Task objective:
Print, word for word, the opening line of the data below and every line after it through the line that contains "import * as", but not the pictures.

Listing:
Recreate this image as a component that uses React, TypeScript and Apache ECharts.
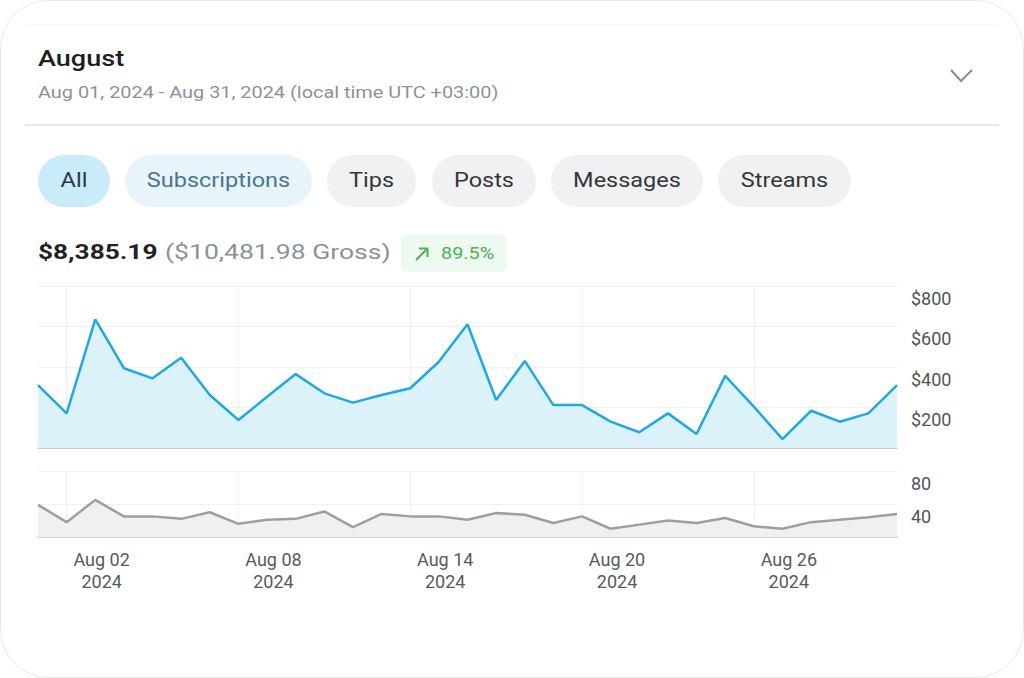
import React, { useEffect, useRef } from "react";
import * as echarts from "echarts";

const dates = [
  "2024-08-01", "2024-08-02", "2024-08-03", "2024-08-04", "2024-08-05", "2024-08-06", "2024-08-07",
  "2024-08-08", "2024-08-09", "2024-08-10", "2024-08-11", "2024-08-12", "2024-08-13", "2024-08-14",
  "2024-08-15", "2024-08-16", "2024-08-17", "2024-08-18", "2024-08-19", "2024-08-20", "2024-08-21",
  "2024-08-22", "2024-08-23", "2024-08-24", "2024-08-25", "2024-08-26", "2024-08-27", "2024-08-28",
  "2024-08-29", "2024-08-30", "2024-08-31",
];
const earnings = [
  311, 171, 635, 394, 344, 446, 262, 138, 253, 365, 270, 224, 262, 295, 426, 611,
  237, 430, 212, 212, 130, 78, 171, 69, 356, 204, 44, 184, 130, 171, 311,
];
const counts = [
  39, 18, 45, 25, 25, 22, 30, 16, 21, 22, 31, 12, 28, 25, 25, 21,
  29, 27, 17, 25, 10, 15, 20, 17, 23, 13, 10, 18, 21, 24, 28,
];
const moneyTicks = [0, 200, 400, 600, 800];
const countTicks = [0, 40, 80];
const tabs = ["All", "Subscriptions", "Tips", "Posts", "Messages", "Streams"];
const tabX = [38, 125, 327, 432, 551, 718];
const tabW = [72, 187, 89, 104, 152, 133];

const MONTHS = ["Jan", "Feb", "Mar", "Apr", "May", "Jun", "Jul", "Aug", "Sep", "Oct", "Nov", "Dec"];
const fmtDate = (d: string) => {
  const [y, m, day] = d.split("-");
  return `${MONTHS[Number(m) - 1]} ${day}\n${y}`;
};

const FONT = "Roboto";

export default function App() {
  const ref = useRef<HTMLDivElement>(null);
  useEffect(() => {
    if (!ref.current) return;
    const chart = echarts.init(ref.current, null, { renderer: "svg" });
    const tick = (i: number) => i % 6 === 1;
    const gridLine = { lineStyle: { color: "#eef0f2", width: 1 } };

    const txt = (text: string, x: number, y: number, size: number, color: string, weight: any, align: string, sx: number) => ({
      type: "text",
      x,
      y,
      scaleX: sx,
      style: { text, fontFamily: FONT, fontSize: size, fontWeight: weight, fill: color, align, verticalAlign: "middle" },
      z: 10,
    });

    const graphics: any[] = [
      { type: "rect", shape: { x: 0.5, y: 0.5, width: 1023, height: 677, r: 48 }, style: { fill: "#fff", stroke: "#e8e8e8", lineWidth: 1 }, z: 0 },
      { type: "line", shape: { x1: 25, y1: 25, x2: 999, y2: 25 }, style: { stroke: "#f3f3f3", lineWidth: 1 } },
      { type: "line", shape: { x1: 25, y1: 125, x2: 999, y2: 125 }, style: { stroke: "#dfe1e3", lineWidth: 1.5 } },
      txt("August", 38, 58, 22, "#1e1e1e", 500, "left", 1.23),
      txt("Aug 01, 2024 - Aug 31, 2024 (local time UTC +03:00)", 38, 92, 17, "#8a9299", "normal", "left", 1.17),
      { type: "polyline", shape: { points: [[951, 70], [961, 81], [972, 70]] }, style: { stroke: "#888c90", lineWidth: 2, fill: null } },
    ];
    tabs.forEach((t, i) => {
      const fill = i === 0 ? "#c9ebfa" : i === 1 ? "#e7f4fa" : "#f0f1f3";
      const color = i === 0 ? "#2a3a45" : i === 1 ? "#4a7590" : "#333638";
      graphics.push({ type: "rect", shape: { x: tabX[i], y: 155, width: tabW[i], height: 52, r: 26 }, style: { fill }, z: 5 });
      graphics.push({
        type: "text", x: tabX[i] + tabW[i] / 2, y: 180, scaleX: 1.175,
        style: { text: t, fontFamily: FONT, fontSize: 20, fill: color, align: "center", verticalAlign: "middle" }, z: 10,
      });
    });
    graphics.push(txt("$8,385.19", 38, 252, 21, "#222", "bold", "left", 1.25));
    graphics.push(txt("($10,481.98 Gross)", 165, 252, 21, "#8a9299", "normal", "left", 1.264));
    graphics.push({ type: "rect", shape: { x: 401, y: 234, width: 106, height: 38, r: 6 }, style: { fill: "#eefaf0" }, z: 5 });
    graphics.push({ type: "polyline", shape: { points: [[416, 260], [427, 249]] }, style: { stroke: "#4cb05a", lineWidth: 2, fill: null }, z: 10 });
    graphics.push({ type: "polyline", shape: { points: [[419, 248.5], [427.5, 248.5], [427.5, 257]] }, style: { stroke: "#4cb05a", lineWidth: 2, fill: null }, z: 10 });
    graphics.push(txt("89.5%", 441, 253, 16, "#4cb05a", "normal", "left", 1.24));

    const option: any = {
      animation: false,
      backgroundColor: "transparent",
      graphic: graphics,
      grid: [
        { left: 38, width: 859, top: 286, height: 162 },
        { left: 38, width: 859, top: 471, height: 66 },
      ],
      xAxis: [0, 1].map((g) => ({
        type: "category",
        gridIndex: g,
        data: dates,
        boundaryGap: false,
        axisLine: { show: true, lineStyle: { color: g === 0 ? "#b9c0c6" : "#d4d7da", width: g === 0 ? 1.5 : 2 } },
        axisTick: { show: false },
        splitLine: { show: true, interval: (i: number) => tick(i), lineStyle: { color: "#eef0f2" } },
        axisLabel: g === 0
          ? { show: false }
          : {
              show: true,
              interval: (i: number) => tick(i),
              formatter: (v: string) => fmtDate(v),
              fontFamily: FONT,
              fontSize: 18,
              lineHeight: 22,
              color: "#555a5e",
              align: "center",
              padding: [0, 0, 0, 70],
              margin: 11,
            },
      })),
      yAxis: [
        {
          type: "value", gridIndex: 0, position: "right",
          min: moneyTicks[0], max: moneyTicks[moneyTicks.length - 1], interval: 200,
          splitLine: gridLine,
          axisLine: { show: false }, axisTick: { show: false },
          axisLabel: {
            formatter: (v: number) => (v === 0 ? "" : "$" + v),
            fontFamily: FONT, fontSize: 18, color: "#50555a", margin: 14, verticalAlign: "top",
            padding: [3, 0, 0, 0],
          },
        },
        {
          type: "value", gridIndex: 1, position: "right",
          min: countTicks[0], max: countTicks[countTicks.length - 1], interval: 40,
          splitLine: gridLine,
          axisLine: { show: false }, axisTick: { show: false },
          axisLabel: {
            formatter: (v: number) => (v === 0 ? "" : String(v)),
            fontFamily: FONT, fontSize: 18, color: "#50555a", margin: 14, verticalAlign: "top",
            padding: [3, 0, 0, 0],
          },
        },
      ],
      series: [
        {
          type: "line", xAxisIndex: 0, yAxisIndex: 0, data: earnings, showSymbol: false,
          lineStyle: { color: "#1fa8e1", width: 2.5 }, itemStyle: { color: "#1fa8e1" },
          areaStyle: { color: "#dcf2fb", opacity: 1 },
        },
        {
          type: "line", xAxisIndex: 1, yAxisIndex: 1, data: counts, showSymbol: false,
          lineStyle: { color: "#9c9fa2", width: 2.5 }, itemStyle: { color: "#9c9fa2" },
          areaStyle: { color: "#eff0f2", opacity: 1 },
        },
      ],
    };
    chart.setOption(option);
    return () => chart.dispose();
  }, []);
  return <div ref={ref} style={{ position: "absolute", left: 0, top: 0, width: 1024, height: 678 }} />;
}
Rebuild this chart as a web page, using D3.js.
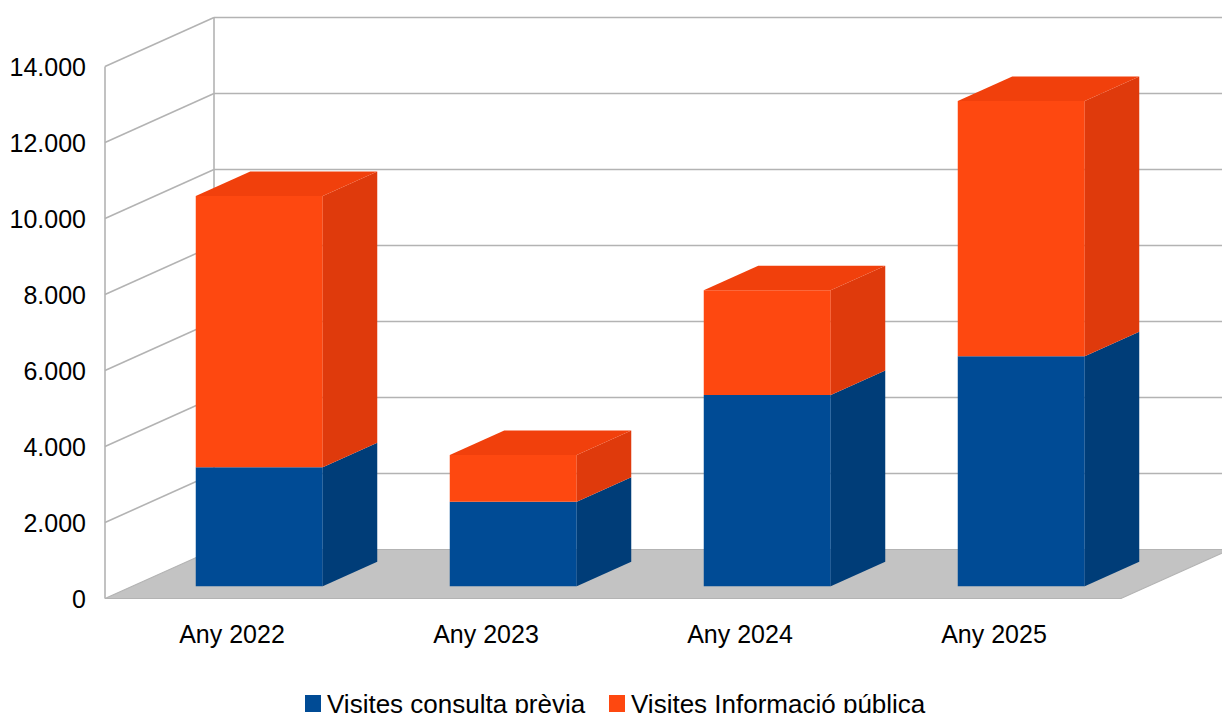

In response:
Recreate this image as a component that uses React, TypeScript and Apache ECharts.
import React, { useEffect, useRef } from "react";
import * as echarts from "echarts";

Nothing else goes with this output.